UNE PIÈCE, DEUX FACES

Pareilles à des tableaux, les vies sont faites de contrastes singuliers et de lignes formant d’étranges portraits. Parfois, d’ailleurs, deux de ces faces se croisent au détour d’une même pièce ; celle de la chambre turque de la Villa Médicis, qui servit jadis à Balthus de lieu d’inspiration à son célèbre tableau homonyme, et dans laquelle Fériel Fodil scrute le même souffle créateur en ce mois de janvier 2024. Car c’est à l’Académie de France à Rome qu’elle est venue en résidence d’une semaine afin de peaufiner la vision qui fera, ou non, le renom de la Villa Hegra.

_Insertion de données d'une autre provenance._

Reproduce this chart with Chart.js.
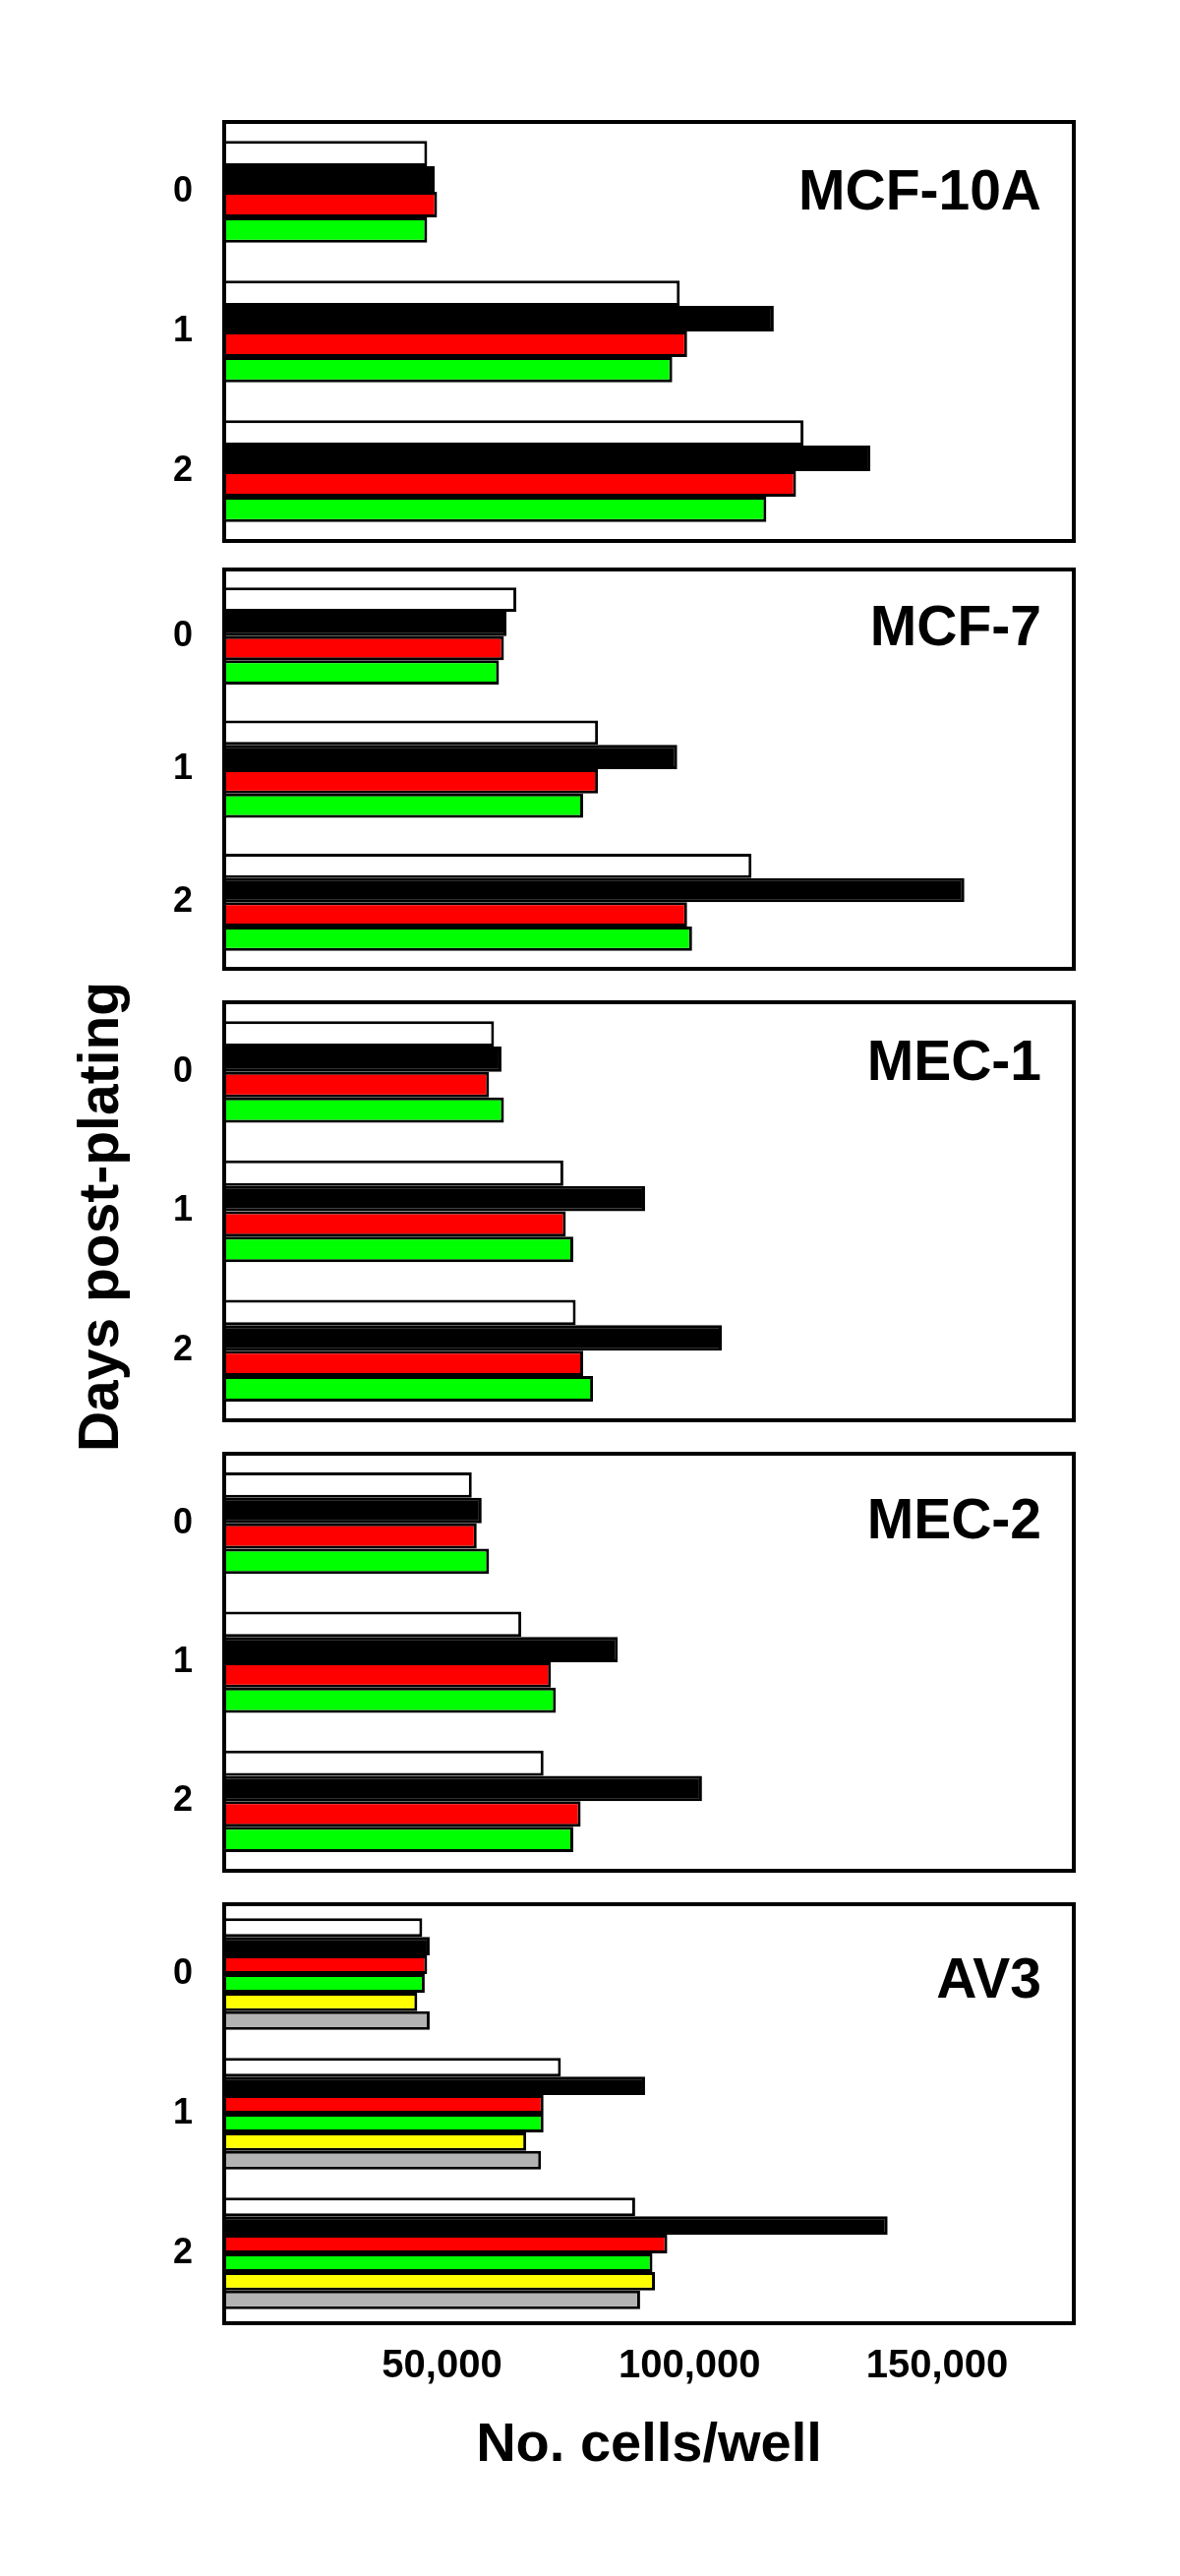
<!DOCTYPE html>
<html><head><meta charset="utf-8">
<script src="https://cdn.jsdelivr.net/npm/chart.js@4.4.1/dist/chart.umd.min.js"></script>
<style>
html,body{margin:0;padding:0;background:#fff;}
body{width:1200px;height:2619px;position:relative;overflow:hidden;font-family:"Liberation Sans",Arial,sans-serif;}
canvas{position:absolute;left:0;}
#ytitle{position:absolute;left:100px;top:1237px;transform:translate(-50%,-50%) rotate(-90deg);font-weight:bold;font-size:57px;white-space:nowrap;color:#000;line-height:1;}
</style></head><body>
<div id="ytitle">Days post-plating</div>
<canvas id="c0"></canvas>
<canvas id="c1"></canvas>
<canvas id="c2"></canvas>
<canvas id="c3"></canvas>
<canvas id="c4"></canvas>
<script>
// ---------- DATA ----------
const days = ['0', '1', '2'];
const panelNames = ['MCF-10A', 'MCF-7', 'MEC-1', 'MEC-2', 'AV3'];
const xTickValues = [50000, 100000, 150000];
const xTickLabels = ['50,000', '100,000', '150,000'];
const xMin = 6000, xMax = 177600;

const mcf10aWhite = [47000, 98000, 123000];
const mcf10aBlack = [48500, 117000, 136500];
const mcf10aRed   = [49000, 99500, 121500];
const mcf10aGreen = [47000, 96500, 115500];

const mcf7White = [65000, 81500, 112500];
const mcf7Black = [63000, 97500, 155500];
const mcf7Red   = [62500, 81500, 99500];
const mcf7Green = [61500, 78500, 100500];

const mec1White = [60500, 74500, 77000];
const mec1Black = [62000, 91000, 106500];
const mec1Red   = [59500, 75000, 78500];
const mec1Green = [62500, 76500, 80500];

const mec2White = [56000, 66000, 70500];
const mec2Black = [58000, 85500, 102500];
const mec2Red   = [57000, 72000, 78000];
const mec2Green = [59500, 73000, 76500];

const av3White  = [46000, 74000, 89000];
const av3Black  = [47500, 91000, 140000];
const av3Red    = [47000, 70500, 95500];
const av3Green  = [46500, 70500, 92500];
const av3Yellow = [45000, 67000, 93000];
const av3Gray   = [47500, 70000, 90000];

// ---------- STYLE ----------
const colors = { white: '#ffffff', black: '#000000', red: '#ff0000', green: '#00ff00', yellow: '#ffff00', gray: '#b3b3b3' };
const panelSeries = [
  [[mcf10aWhite, 'white'], [mcf10aBlack, 'black'], [mcf10aRed, 'red'], [mcf10aGreen, 'green']],
  [[mcf7White, 'white'], [mcf7Black, 'black'], [mcf7Red, 'red'], [mcf7Green, 'green']],
  [[mec1White, 'white'], [mec1Black, 'black'], [mec1Red, 'red'], [mec1Green, 'green']],
  [[mec2White, 'white'], [mec2Black, 'black'], [mec2Red, 'red'], [mec2Green, 'green']],
  [[av3White, 'white'], [av3Black, 'black'], [av3Red, 'red'], [av3Green, 'green'], [av3Yellow, 'yellow'], [av3Gray, 'gray']]
];
const panelTops = [124, 579, 1019, 1478, 1936];
const panelHeights = [426, 406, 425, 424, 426];
const labelBaselines = [89, 77, 79, 86, 95];
const catPct = [0.73, 0.73, 0.73, 0.73, 0.80];
const FONT = '"Liberation Sans", Arial, Helvetica, sans-serif';

const framePlugin = {
  id: 'panelFrame',
  afterDatasetsDraw(chart, args, opts) {
    const { ctx, chartArea: { left, top, right, bottom } } = chart;
    ctx.save();
    ctx.lineWidth = 4;
    ctx.strokeStyle = '#000';
    ctx.strokeRect(left, top, right - left, bottom - top);
    ctx.font = 'bold 57px ' + FONT;
    ctx.textAlign = 'right';
    ctx.textBaseline = 'alphabetic';
    ctx.fillStyle = '#000';
    ctx.fillText(opts.name, right - 33, top + opts.baseline);
    ctx.restore();
  }
};

function makeChart(i) {
  const canvas = document.getElementById('c' + i);
  const last = i === 4;
  const pad = 20;
  const axisH = 200;
  canvas.width = 1200;
  canvas.height = pad + panelHeights[i] + (last ? axisH : pad);
  canvas.style.top = (panelTops[i] - pad) + 'px';
  new Chart(canvas, {
    type: 'bar',
    data: {
      labels: days,
      datasets: panelSeries[i].map(([d, c]) => ({
        label: c,
        data: d,
        backgroundColor: colors[c],
        borderColor: '#000',
        borderWidth: 3,
        borderSkipped: 'start',
        barPercentage: 1,
        categoryPercentage: catPct[i]
      }))
    },
    options: {
      indexAxis: 'y',
      responsive: false,
      animation: false,
      devicePixelRatio: 1,
      layout: { autoPadding: false, padding: { top: pad, bottom: last ? 0 : pad, left: 0, right: 108 } },
      plugins: {
        legend: { display: false },
        tooltip: { enabled: false },
        panelFrame: { name: panelNames[i], baseline: labelBaselines[i] }
      },
      scales: {
        y: {
          type: 'category',
          grid: { display: false, drawTicks: false },
          border: { display: false },
          ticks: { padding: 32, color: '#000', font: { family: FONT, size: 36, weight: 'bold' } },
          afterFit(s) { s.width = 228; s.paddingTop = 0; s.paddingBottom = 0; }
        },
        x: {
          type: 'linear',
          min: xMin,
          max: xMax,
          display: last,
          grid: { display: false, drawTicks: false },
          border: { display: false },
          afterBuildTicks(s) { s.ticks = xTickValues.map(v => ({ value: v })); },
          ticks: {
            padding: 20, color: '#000', autoSkip: false, maxRotation: 0,
            font: { family: FONT, size: 40, weight: 'bold' },
            callback: (v, idx) => xTickLabels[idx]
          },
          title: {
            display: true, text: 'No. cells/well', color: '#000',
            font: { family: FONT, size: 56, weight: 'bold' },
            padding: { top: 0, bottom: 42 }
          },
          afterFit(s) { s.height = last ? axisH : 0; s.paddingLeft = 0; s.paddingRight = 0; }
        }
      }
    },
    plugins: [framePlugin]
  });
}
for (let i = 0; i < 5; i++) makeChart(i);
</script>
</body></html>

« UN DIALOGUE ENTRE LA FRANCE ET L’ARABIE SAOUDITE, ENTRE LE PRÉSENT ET LE PASSÉ, ENTRE L’OASIS ET L’URBAIN… » – FÉRIEL FODIL

 

Cette vision, Fériel Fodil sait pouvoir la bâtir sur une localisation d’exception : AlUla, situé à seulement quelques encablures de l’antique cité nabatéenne d’Hegra qui fut développée par les fondateurs de Pétra trois siècles avant notre ère grâce à l’oasis providentielle d’AlUla qui leur permirent de tailler dans des pitons rocheux des dizaines de tombeaux rupestres aux façades monumentales. En 106 ap. J.-C., Trajan en fera l’un des confins de l’Empire romain… et pérennisera une cité à la jonction des routes commerciales des épices et de l’encens. Un carrefour que les Français et les Saoudiens espèrent désormais voir devenir celui du tourisme et de la culture. Un lieu, donc, où tout est à (re)faire et où, comme Fériel Fodil l’a appris, tout commence par un dialogue ; « un dialogue entre la France et l’Arabie saoudite, entre le présent et le passé, entre l’oasis et l’urbain, entre les vallées et les montagnes, entre les artistes et les habitants, entre les habitants et les étrangers », souligne-t-elle avant d’ajouter que « le premier acte culturel de la Villa, c’est son architecture ». Dessinée par le cabinet français Lacaton & Vassal, l’institution en construction, qui accueillera dès 2026 un centre culturel ainsi que les programmes de résidence, se veut ouverte sur l’extérieur… énième manifestation de ce dialogue cher à Fériel Fodil, et qui trahit celui qu’elle semble entretenir depuis toujours en son for intérieur : savoir-faire.